Good melodies, sad melodies, interesting melodies! No more
avant-gardism at the expense of a catchy piano line or guitar measure.
This isn't to say that they're back doing simplistic forgettable
SHIT like The Bends and OK Computer -- only that they've
supplemented the cold electronics of Kid A and Amnesiac
with guitar chords and notes, and the occasional piano tinkle (Thom
has an incontinent bowel).
If you know
Radiohead, you'll recognize this record as Radiohead. Depression
abounds. The guitar lines are cold and slowly arpeggiated, as if
they are trying to impress David Gilmour. The drumbeats are as often
distorted electronic pulses as they are a real kit beating, and
the vocals are really, really high and slightly quivery, as if a
tear is rolling down the singer's cheek.
Every tune
is awash with beautiful mesmerizing ambient electronics, making
it impossible to tell half the time whether one is listening to
a synth, or just an acoustic-style instrument run through some weirdo
effects processor. It doesn't matter though because the songs on
this record seem to reveal new layers of instrumentation with every
listen, and make the sorrowful, longing melodies of Hail to the
Thief endlessly listenable.
"2+2 =
5", "Scatterbrain" and "A Wolf At The Door"

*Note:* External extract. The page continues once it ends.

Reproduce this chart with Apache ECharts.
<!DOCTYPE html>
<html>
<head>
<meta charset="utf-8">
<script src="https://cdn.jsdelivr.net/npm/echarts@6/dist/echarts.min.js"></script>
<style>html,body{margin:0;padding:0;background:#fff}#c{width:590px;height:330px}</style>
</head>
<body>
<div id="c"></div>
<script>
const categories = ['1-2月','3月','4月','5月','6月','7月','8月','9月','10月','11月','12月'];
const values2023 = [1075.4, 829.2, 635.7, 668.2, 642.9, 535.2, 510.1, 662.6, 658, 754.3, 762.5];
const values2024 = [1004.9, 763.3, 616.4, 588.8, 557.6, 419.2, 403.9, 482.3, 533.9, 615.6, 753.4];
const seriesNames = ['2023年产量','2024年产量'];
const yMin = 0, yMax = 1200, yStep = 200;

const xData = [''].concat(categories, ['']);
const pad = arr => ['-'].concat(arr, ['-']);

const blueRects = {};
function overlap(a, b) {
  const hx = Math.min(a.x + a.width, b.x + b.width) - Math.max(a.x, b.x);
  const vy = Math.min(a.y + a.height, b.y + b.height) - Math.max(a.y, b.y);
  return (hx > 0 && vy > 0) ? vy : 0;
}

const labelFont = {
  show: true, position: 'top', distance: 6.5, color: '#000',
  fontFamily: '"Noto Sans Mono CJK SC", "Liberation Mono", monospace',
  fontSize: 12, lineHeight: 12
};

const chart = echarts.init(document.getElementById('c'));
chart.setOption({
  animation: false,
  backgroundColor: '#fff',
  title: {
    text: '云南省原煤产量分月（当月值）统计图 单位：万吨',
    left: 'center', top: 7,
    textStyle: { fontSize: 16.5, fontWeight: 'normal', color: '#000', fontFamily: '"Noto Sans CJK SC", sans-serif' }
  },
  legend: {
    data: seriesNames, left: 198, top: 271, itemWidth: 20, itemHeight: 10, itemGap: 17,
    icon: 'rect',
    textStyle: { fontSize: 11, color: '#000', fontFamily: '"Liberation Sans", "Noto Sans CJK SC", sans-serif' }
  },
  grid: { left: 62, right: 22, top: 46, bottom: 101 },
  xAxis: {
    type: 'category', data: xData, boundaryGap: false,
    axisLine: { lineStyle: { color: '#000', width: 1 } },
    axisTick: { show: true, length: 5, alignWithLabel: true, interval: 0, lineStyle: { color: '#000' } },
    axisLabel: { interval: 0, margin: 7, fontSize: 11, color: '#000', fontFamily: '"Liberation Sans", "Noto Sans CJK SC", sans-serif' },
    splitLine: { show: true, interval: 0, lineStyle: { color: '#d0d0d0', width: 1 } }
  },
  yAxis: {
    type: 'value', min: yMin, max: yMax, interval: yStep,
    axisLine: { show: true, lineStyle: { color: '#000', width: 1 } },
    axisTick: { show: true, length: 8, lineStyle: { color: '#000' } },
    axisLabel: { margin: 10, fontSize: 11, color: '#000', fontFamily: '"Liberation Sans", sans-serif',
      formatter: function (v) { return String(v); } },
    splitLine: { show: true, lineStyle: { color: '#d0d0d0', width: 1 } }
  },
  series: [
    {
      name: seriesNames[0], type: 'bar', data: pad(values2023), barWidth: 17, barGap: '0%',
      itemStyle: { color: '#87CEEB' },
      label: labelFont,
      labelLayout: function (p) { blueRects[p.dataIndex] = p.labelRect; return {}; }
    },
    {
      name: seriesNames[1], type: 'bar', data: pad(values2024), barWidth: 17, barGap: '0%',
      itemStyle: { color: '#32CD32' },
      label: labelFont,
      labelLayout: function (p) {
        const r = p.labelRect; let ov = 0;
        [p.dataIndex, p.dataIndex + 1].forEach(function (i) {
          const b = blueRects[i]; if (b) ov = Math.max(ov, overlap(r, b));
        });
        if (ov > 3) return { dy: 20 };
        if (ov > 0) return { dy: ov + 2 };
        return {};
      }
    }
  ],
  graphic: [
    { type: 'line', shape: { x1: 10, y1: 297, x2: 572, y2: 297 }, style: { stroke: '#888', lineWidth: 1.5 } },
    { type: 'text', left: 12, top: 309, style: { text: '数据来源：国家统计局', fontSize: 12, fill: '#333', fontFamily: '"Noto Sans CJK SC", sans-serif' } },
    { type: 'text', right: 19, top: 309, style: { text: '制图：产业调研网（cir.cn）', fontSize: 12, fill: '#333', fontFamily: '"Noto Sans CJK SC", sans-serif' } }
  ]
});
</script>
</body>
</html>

are guitar-driven like old-timey Radiatorhead; "Backdrifts"
and "The Gloaming" are underwritten and synth-blip-based
like Amnesiac; and "Where I End And You Begin"
and "A Punchup At A Wedding" are almost dance-funk-bass-driven
suicide sirens. The listener won't find anything overly frightening
or surprising on this album, with the possible exception of the
buzzy synth Kraftwerk/Trans Am-sounding new-wave "Myxomatosis,"
whose vocals don't even sound like Radiohead! Thom actually
has a lower register? Indeed! Unless that's not Thom. Best
not to question things that can be easily answered. Better to let
them remain mysteries forever.
The biggest
mystery, however, may be this: Why do so many bands get record contracts
and label promotion when they will never, ever be able to
write even one song as worthwhile to the world of music as
11 of these 14 (and the other three are no slouch in the back either!)?
It's not even
that these songs are utter genius through and through. They're just
almost-normal melodies that have been slightly skewed with unpredictable
changes to make them less predictable than most of the music one
is likely to hear on the radio. A couple of the songs could even
be considered ROCK SONGS! Great goddamned rock songs at that.
And let me
clarify what I mean by "great." To me, "great"
is when somebody in 2003 manages to come up with a dozen or more
melodies that I can honestly say I've never heard before.
I'm utterly SICK TO DEATH with negative fools saying that "everything's
been done before," because it hasn't. Copycats get the most
radio play, but there are plenty of sound combinations that haven't
been developed yet. Anybody who would claim that everything's been
done has a disgustingly limited imagination.